§ **PROBLEM DESCRIPTION**:
The material below should be written out in full and exactly; pictures stay out of the copy.

# Start of INFORMATION SUPPLIED

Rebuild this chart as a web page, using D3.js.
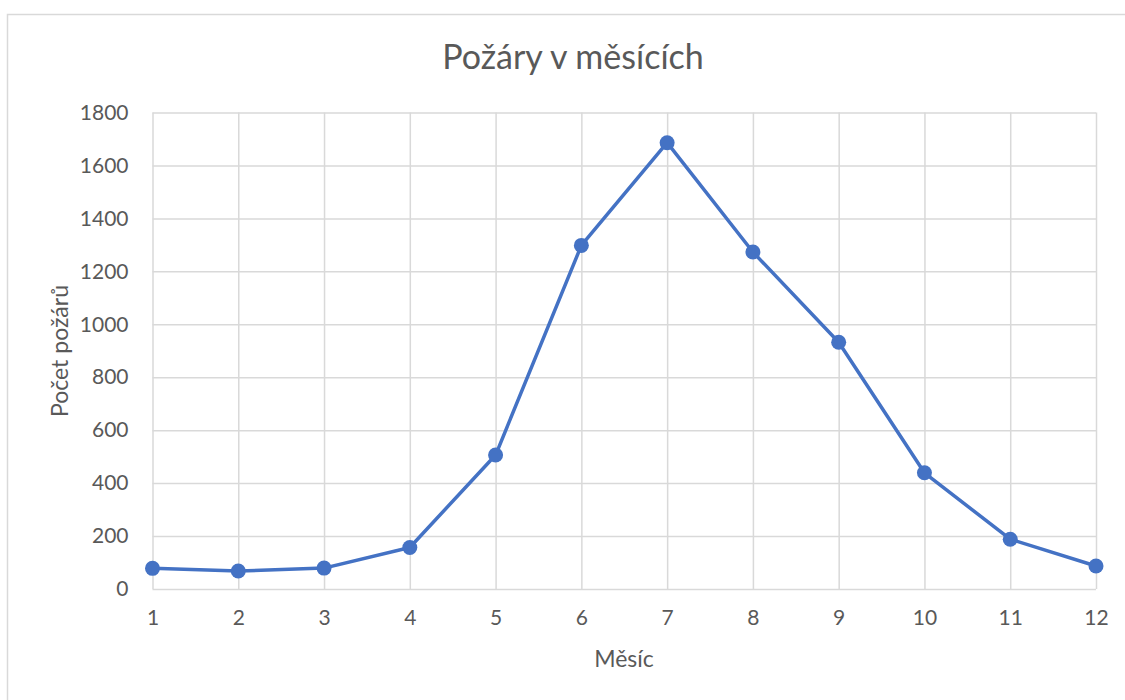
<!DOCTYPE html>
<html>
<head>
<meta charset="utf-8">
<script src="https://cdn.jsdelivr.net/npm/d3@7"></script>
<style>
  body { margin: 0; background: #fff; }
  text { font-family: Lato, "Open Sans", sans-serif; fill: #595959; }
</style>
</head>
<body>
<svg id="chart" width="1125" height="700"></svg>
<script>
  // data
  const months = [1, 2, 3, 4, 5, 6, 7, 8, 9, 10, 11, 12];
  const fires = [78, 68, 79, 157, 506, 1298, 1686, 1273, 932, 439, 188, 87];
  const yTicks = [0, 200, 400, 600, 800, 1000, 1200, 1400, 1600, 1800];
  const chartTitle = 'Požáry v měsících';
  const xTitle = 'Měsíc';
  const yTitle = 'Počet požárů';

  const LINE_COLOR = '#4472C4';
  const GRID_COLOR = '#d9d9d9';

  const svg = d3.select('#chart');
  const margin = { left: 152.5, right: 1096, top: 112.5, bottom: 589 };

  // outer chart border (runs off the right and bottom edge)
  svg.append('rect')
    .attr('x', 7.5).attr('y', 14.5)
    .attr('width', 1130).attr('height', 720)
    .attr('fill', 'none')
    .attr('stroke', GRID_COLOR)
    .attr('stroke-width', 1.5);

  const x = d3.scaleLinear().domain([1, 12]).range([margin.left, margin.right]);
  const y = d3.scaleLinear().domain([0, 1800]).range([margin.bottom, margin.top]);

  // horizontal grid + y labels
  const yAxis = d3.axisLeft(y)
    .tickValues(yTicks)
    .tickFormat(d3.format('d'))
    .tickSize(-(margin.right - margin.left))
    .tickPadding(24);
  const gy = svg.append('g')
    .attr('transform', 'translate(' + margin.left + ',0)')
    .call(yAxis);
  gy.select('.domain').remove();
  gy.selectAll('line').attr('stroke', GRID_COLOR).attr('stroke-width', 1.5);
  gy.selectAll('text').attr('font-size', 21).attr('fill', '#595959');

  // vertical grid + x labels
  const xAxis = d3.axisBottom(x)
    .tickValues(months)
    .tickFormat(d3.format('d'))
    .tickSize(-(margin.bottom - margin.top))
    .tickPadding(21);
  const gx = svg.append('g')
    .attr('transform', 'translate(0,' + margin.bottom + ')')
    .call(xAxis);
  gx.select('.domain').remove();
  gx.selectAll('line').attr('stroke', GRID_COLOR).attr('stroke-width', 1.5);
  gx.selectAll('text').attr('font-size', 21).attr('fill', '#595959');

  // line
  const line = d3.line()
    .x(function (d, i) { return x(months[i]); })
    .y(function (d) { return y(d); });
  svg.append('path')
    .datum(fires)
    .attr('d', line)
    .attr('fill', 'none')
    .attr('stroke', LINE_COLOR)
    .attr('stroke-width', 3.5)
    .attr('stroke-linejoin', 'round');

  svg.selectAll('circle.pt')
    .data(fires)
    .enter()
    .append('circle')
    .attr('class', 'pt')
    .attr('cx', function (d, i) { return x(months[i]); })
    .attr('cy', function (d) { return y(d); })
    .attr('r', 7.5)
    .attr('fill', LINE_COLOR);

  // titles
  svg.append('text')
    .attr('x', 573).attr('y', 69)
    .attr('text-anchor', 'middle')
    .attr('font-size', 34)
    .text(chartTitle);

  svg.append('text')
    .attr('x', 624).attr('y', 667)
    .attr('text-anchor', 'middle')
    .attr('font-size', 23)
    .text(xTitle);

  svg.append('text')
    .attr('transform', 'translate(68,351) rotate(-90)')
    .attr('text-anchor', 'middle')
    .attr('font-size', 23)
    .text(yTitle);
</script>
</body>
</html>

# End of INFORMATION SUPPLIED

§ **REPLY TO THE EXERCISE**:
Rebuild this chart as a web page, using D3.js.
<!DOCTYPE html>
<html>
<head>
<meta charset="utf-8">
<script src="https://cdn.jsdelivr.net/npm/d3@7"></script>
<style>
  body { margin: 0; background: #fff; }
  text { font-family: Lato, "Open Sans", sans-serif; fill: #595959; }
</style>
</head>
<body>
<svg id="chart" width="1125" height="700"></svg>
<script>
  // data
  const months = [1, 2, 3, 4, 5, 6, 7, 8, 9, 10, 11, 12];
  const fires = [78, 68, 79, 157, 506, 1298, 1686, 1273, 932, 439, 188, 87];
  const yTicks = [0, 200, 400, 600, 800, 1000, 1200, 1400, 1600, 1800];
  const chartTitle = 'Požáry v měsících';
  const xTitle = 'Měsíc';
  const yTitle = 'Počet požárů';

  const LINE_COLOR = '#4472C4';
  const GRID_COLOR = '#d9d9d9';

  const svg = d3.select('#chart');
  const margin = { left: 152.5, right: 1096, top: 112.5, bottom: 589 };

  // outer chart border (runs off the right and bottom edge)
  svg.append('rect')
    .attr('x', 7.5).attr('y', 14.5)
    .attr('width', 1130).attr('height', 720)
    .attr('fill', 'none')
    .attr('stroke', GRID_COLOR)
    .attr('stroke-width', 1.5);

  const x = d3.scaleLinear().domain([1, 12]).range([margin.left, margin.right]);
  const y = d3.scaleLinear().domain([0, 1800]).range([margin.bottom, margin.top]);

  // horizontal grid + y labels
  const yAxis = d3.axisLeft(y)
    .tickValues(yTicks)
    .tickFormat(d3.format('d'))
    .tickSize(-(margin.right - margin.left))
    .tickPadding(24);
  const gy = svg.append('g')
    .attr('transform', 'translate(' + margin.left + ',0)')
    .call(yAxis);
  gy.select('.domain').remove();
  gy.selectAll('line').attr('stroke', GRID_COLOR).attr('stroke-width', 1.5);
  gy.selectAll('text').attr('font-size', 21).attr('fill', '#595959');

  // vertical grid + x labels
  const xAxis = d3.axisBottom(x)
    .tickValues(months)
    .tickFormat(d3.format('d'))
    .tickSize(-(margin.bottom - margin.top))
    .tickPadding(21);
  const gx = svg.append('g')
    .attr('transform', 'translate(0,' + margin.bottom + ')')
    .call(xAxis);
  gx.select('.domain').remove();
  gx.selectAll('line').attr('stroke', GRID_COLOR).attr('stroke-width', 1.5);
  gx.selectAll('text').attr('font-size', 21).attr('fill', '#595959');

  // line
  const line = d3.line()
    .x(function (d, i) { return x(months[i]); })
    .y(function (d) { return y(d); });
  svg.append('path')
    .datum(fires)
    .attr('d', line)
    .attr('fill', 'none')
    .attr('stroke', LINE_COLOR)
    .attr('stroke-width', 3.5)
    .attr('stroke-linejoin', 'round');

  svg.selectAll('circle.pt')
    .data(fires)
    .enter()
    .append('circle')
    .attr('class', 'pt')
    .attr('cx', function (d, i) { return x(months[i]); })
    .attr('cy', function (d) { return y(d); })
    .attr('r', 7.5)
    .attr('fill', LINE_COLOR);

  // titles
  svg.append('text')
    .attr('x', 573).attr('y', 69)
    .attr('text-anchor', 'middle')
    .attr('font-size', 34)
    .text(chartTitle);

  svg.append('text')
    .attr('x', 624).attr('y', 667)
    .attr('text-anchor', 'middle')
    .attr('font-size', 23)
    .text(xTitle);

  svg.append('text')
    .attr('transform', 'translate(68,351) rotate(-90)')
    .attr('text-anchor', 'middle')
    .attr('font-size', 23)
    .text(yTitle);
</script>
</body>
</html>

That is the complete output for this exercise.